Karena itu, ini bukan
berarti hanya sekedar mengikuti logika penceritaan (storytelling) atau
mengiklankan diri, tetapi untuk mengingat siapa diri kita di hadapan Allah;
Untuk memberi kesaksian akan apa yang ditulis oleh Roh Kudus dalam hati kita;
Untuk mengungkapkan kepada setiap orang bahwa cerita dirinya mengandung
keajaiban yang luar biasa. Untuk dapat melakukan ini, marilah kita
mempercayakan diri kepada seorang wanita yang telah merajut kemanusiaan Allah
di dalam rahimnya, dan sebagaimana disampaikan dalam Injil, telah merajut
segala peristiwa yang terjadi dalam hidupnya. Santa Perawan Maria menyimpan
segala perkara itu di dalam hatinya dan merenungkannya (bdk. Luk 2:19). Marilah
kita meminta bantuan kepada Sang Bunda, yang telah mengetahui cara melepaskan
ikatan simpul-simpul kehidupan dengan kekuatan cinta yang lembut:
O Maria, perempuan dan
Bunda, engkau telah menenun Sabda ilahi di dalam rahim-Mu, engkau telah
menceritakan karya Allah yang luar biasa di sepanjang hidupmu. Dengarkanlah
cerita-cerita kami, simpanlah dalam hatimu dan jadikanlah milikmu sendiri, juga
cerita-cerita yang tidak seorang pun mau mendengarkannya. Ajarilah kami untuk
mengenal kembali benang-benang baik yang memandu jalan cerita. Lihatlah
kumpulan simpul-simpul kusut dalam hidup kami yang melumpuhkan ingatan kami.
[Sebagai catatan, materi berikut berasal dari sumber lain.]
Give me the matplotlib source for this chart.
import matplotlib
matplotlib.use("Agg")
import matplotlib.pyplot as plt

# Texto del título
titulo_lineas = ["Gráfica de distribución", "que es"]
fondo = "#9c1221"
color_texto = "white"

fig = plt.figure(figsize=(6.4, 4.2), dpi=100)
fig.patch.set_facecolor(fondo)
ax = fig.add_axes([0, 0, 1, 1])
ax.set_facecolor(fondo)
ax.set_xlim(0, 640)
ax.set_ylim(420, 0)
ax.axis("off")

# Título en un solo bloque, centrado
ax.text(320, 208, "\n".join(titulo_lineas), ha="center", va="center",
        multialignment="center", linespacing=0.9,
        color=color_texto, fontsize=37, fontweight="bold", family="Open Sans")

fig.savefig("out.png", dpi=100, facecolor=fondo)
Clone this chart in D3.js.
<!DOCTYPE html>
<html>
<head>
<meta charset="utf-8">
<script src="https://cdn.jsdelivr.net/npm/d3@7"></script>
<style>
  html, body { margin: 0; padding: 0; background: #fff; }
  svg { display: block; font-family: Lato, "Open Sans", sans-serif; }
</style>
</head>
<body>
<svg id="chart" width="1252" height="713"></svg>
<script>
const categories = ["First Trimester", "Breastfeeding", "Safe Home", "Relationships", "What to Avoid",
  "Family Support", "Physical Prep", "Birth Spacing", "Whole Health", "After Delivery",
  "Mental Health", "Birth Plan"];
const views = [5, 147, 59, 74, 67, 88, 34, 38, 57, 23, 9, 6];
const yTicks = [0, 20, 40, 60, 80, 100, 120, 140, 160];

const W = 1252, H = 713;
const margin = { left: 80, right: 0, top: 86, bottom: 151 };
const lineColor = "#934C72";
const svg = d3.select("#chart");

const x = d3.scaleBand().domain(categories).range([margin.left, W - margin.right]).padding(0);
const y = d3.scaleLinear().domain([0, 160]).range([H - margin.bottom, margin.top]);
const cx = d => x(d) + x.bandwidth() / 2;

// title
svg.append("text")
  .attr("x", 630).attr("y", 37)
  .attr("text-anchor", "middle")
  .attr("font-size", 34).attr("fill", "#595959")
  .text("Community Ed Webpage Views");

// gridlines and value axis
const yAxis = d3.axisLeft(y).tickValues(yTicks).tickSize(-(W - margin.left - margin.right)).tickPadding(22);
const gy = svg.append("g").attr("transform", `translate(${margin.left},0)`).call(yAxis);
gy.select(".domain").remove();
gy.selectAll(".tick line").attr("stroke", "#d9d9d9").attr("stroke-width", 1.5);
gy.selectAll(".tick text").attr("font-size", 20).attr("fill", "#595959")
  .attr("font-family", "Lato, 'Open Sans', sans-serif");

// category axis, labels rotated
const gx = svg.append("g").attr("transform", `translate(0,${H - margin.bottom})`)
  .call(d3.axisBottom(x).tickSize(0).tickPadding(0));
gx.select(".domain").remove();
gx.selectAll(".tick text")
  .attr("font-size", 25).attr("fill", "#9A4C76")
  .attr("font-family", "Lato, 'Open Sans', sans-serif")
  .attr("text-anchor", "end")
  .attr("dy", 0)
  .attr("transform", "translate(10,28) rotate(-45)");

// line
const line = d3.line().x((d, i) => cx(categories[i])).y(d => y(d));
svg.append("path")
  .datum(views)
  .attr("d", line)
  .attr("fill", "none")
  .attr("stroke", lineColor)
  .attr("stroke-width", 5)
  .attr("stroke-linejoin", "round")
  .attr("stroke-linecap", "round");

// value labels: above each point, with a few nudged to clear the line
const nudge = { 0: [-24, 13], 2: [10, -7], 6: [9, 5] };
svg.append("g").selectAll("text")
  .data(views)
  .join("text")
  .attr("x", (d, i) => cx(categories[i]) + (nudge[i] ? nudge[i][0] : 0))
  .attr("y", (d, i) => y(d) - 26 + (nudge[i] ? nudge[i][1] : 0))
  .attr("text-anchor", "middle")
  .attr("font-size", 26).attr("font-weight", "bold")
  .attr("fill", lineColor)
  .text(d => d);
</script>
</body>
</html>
Dengan tanganmu yang halus, setiap benang kusut dapat dilepaskan. O Wanita yang
penuh Roh, Ibu yang penuh kepercayaan, berikanlah juga kami inspirasi. Bantulah
kami untuk membangun cerita-cerita perdamaian, cerita-cerita yang mengarah
menuju masa depan. Dan tunjukkanlah kepada kami jalan untuk menghidupinya
bersama.
Roma, di Basilika Santo
Yohanes Lateran, 24 Januari 2020,
Peringatan Santo Fransiskus dari Sales
Fransiskus
Hidup
menjadi Cerita
Pesan
Bapa Suci Paus Fransiskus
Pada
Hari Komunikasi Sosial Sedunia Yang Ke 54
1) Bdk
Paus Benediktus XVI, Ensiklik Spe Salvi, 2: “Kabar
Kristiani bukanlah hanya “informatif” saja, melainkan juga “performatif”.
Artinya, Injil bukan hanya pemberitahuan hal-hal yang dapat diketahui,
melainkan pemberitahuan yang mendatangkan kenyataan dan mengubah kehidupan.